Sitting Down to Dinner With Your Kids
It's no secret that today's fast-paced lifestyle doesn't lend itself well to sitting down to dinner with your family every night. If you can make time for it, however, the benefits may prove greater than you'd think.
Regular dinners stimulate conversation and communication in the household throughout the day, and encourage kids to make better food choices, claims Miriam Weinstein, author of "The Surprising Power of Family Supper."
Experts further agree that the family who dines together five times a week benefits kids' nutrition, the kids make better grades, and -- according to The National Center on Addiction and Substance Abuse (CASA) -- their risk of smoking, drinking or using drugs is cut in half.

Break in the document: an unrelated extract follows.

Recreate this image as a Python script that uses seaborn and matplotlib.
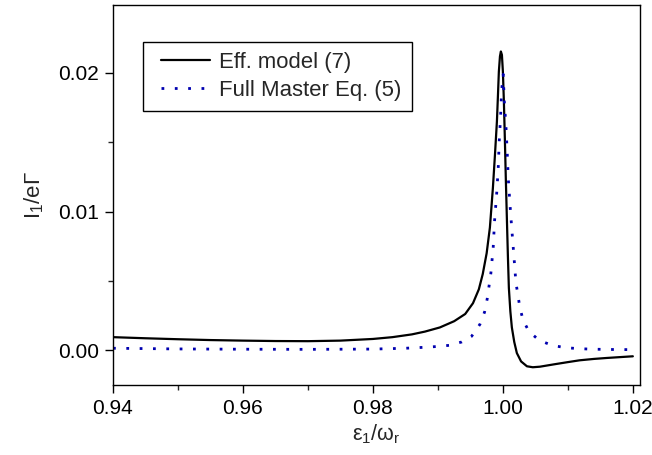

What are the elements of a successful family dinner? Create an enjoyable atmosphere by starting dinner with a ritual -- a prayer, lighting a candle, reciting a poem, or taking turns to relay the details of day.
Set ground rules: no cell phones are allowed, no interrupting, and televisions and radios are turned off. Agree to leave arguments and heavy topics aside for another time. If you think you might hit too many dry patches, consider such conversation jump-starters as questions posed for all to answer on a deck of cards called Table Topics.
Lastly, commit to a meal's start time and stay consistent with it, and assign duties from setting the table to cleaning up.